The second bill, SB 719, amends Virginia Code Section 55-516.2 to provide that when common area owned by a property owners association is condemned, it “shall be valued on the basis of the common area’s highest and best use as though it were free from restriction to sole use as a common area.” This statutory amendment was instigated by a real condemnation case. In that case, handled by another law firm, a Circuit Court judge denied a property owners association’s attempt to introduce an appraisal based on the theory that the property should be valued without regard to the fact that it could only be used as common area due to easement and covenant restrictions. The judge’s ruling resulted in the landowner having no appraiser available to testify at trial. As an aside, it is worth noting that, despite the judge’s ruling, the property owners association was awarded the just compensation it requested.
The third bill, SB 109, relates to the use of commissioners in condemnation cases. Virginia allows landowners in condemnation cases to choose whether to have commissioners, a jury, or a judge decide how much just compensation should be awarded. Commissioners are chosen based on a list provided by the landowner and the condemnor, whereas a jury pool is randomly selected from the landowners in the jurisdiction. Using commissioners in a condemnation case may be beneficial to the landowner if the public views the property positively or if the landowner has a positive reputation in the community, since the landowner can effectively select one-half of the potential pool of commissioners from among people he or she knows personally. While it is rare that a jury cannot be seated in a condemnation case, it can be difficult in some cases to ensure a sufficient number of commissioners appear for the trial. SB 109 seeks to make it more likely commissioners will appear at the trial by requiring the court summon them to appear at least 30 days prior to the trial, as opposed to just seven days prior to the trial under the prior version of the statute.
The General Assembly adopted a fourth eminent domain bill, SB 543, that was ultimately vetoed by Governor McAuliffe on the last day of the session, leaving no time for the General Assembly to override the veto. This bill would have allowed for the recovery of costs (including reasonable attorney, appraisal, and engineering fees) in inverse condemnation cases involving damage to property—i.e., cases in which land is damaged by a public use but without following the necessary condemnation procedures. Currently, Virginia Code Section 25.1-420 provides that these costs and fees are reimbursable in inverse condemnation cases involving a taking of property for public use, but it remains unclear whether reimbursement is available in an inverse condemnation case where only damage to property has occurred. This legislation was intended to match the language in Article I, Section 11, of the Constitution of Virginia, that provides just compensation is owed when property is either “damaged or taken” for public use. The Governor sought changes that would have limited the amount of fees and costs, which changes the Governor thought “would have eliminated the incentive for nuisance lawsuits by unscrupulous attorneys seeking to enrich themselves at taxpayers’ expense in those cases where any actual damage was de minimis.”

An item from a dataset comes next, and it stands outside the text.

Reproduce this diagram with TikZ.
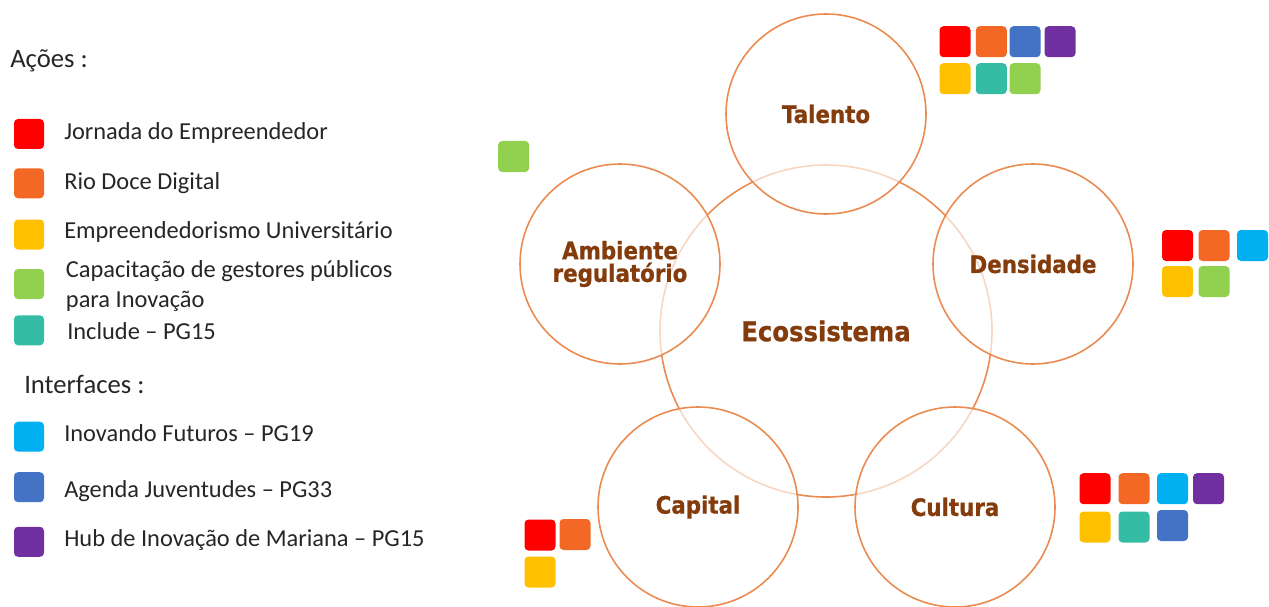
\documentclass[tikz,border=0pt]{standalone}
\usepackage{fontspec}
\setmainfont{Carlito}
\newfontfamily\lblfont{DejaVu Sans}[FakeStretch=0.89,BoldFeatures={FakeBold=0.8}]
\usetikzlibrary{positioning}
\definecolor{ringcol}{RGB}{234,140,82}
\definecolor{lblcol}{RGB}{132,60,12}
\definecolor{cRed}{RGB}{255,0,0}
\definecolor{cOrange}{RGB}{242,104,36}
\definecolor{cYellow}{RGB}{255,192,0}
\definecolor{cGreen}{RGB}{146,208,80}
\definecolor{cTeal}{RGB}{53,188,165}
\definecolor{cCyan}{RGB}{0,176,240}
\definecolor{cBlue}{RGB}{68,114,196}
\definecolor{cPurple}{RGB}{112,48,160}

\begin{document}
\begin{tikzpicture}[x=0.75pt,y=-0.75pt,
  sq/.style={rectangle,rounded corners=3pt,minimum size=23.25pt,inner sep=0pt,draw=none},
  lsq/.style={sq,minimum size=22.5pt},
  ring/.style={circle,draw=ringcol,line width=1.2pt,minimum size=150pt,inner sep=0pt,fill=white,fill opacity=0.65,text opacity=1},
  lbl/.style={font=\lblfont\bfseries\fontsize{18}{19}\selectfont,text=lblcol,align=center},
  leg/.style={font=\fontsize{18.3}{21}\selectfont,text=black!85,anchor=base west,inner sep=0pt},
  head/.style={leg,font=\fontsize{20}{23}\selectfont}]
\useasboundingbox (0,0) rectangle (1269,606);

\node[circle,draw=ringcol,line width=1.2pt,minimum size=249pt,inner sep=0pt,lbl,font=\lblfont\bfseries\fontsize{20.5}{22}\selectfont] (eco) at (826,331) {Ecossistema};
\node[ring,lbl] (tal) at (826,114) {Talento};
\node[ring,lbl] (amb) at (620,264) {Ambiente\\[-2pt]regulatório};
\node[ring,lbl] (den) at (1033,264) {Densidade};
\node[ring,lbl] (cap) at (698,507) {Capital};
\node[ring,lbl] (cul) at (955,507) {Cultura};

\node[sq,fill=cRed] (talR) at (955,41.7) {};
\node[sq,fill=cOrange] (talO) at (991.3,41.7) {};
\node[sq,fill=cBlue] (talB) at (1025,41.7) {};
\node[sq,fill=cPurple] (talP) at (1060,41.7) {};
\node[sq,fill=cYellow] (talY) at (955,78.7) {};
\node[sq,fill=cTeal] (talT) at (991.3,78.7) {};
\node[sq,fill=cGreen] (talG) at (1025,78.7) {};

\node[sq,fill=cGreen] (ambG) at (513.7,156.5) {};

\node[sq,fill=cRed] (denR) at (1177.5,245.5) {};
\node[sq,fill=cOrange] (denO) at (1214,245.5) {};
\node[sq,fill=cCyan] (denC) at (1252.5,245.5) {};
\node[sq,fill=cYellow] (denY) at (1177.5,281.5) {};
\node[sq,fill=cGreen] (denG) at (1214,281.5) {};

\node[sq,fill=cRed] (capR) at (540,535) {};
\node[sq,fill=cOrange] (capO) at (575,534.5) {};
\node[sq,fill=cYellow] (capY) at (540,572) {};

\node[sq,fill=cRed] (culR) at (1095,488.7) {};
\node[sq,fill=cOrange] (culO) at (1134,488.7) {};
\node[sq,fill=cCyan] (culC) at (1172.5,488.7) {};
\node[sq,fill=cPurple] (culP) at (1208.5,488.7) {};
\node[sq,fill=cYellow] (culY) at (1095,527) {};
\node[sq,fill=cTeal] (culT) at (1134,527) {};
\node[sq,fill=cBlue] (culB) at (1172.5,525.5) {};

\node[head] (acoes) at (10,67.7) {Ações :};
\node[lsq,fill=cRed] (lR) at (29,134) {};
\node[leg] (tR) at (64,140) {Jornada do Empreendedor};
\node[lsq,fill=cOrange] (lO) at (29,183.3) {};
\node[leg] (tO) at (64,189) {Rio Doce Digital};
\node[lsq,fill=cYellow] (lY) at (29,234.5) {};
\node[leg] (tY) at (64,238) {Empreendedorismo Universitário};
\node[lsq,fill=cGreen] (lG) at (29,284) {};
\node[leg] (tG) at (65.7,277.3) {Capacitação de gestores públicos};
\node[leg] (tG2) at (65.7,307) {para Inovação};
\node[lsq,fill=cTeal] (lT) at (29,330.3) {};
\node[leg] (tT) at (67,339) {Include – PG15};
\node[head] (inter) at (24,393) {Interfaces :};
\node[lsq,fill=cCyan] (lC) at (29,436.7) {};
\node[leg] (tC) at (64,441.7) {Inovando Futuros – PG19};
\node[lsq,fill=cBlue] (lB) at (29,487.2) {};
\node[leg] (tB) at (64,497) {Agenda Juventudes – PG33};
\node[lsq,fill=cPurple] (lP) at (29,541.8) {};
\node[leg] (tP) at (64,546) {Hub de Inovação de Mariana – PG15};

\end{tikzpicture}
\end{document}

Contrary to the Governor’s assertion in his veto explanation, found in its entirety here, the award of attorneys’ fees and costs in inverse condemnation cases are intended to penalize a condemning authority for taking land without following the necessary condemnation procedures, thus forcing a landowner to hire an attorney to protect his or her constitutional rights. Sometimes a taking of land in an inverse condemnation setting has little value, but that does not excuse a condemning authority from following the necessary condemnation procedures. And if the authority chooses to continue to deny the landowner’s right to compensation by fighting the inverse condemnation action, this author believes it is only fair for the landowner to recover any attorneys’ fees and expert fees incurred in pursuing the action. Hopefully, this legislation will be revisited during the next session of the General Assembly and the minor amendment to Section 25.1-420 will ultimately become law.
With so many public projects underway that require the use of eminent domain, it is important that Virginia maintain strong protections for property owners. It is encouraging that this past session of the General Assembly resulted in legislation that helps fulfill the constitutional mandate of just compensation when land is taken for public use.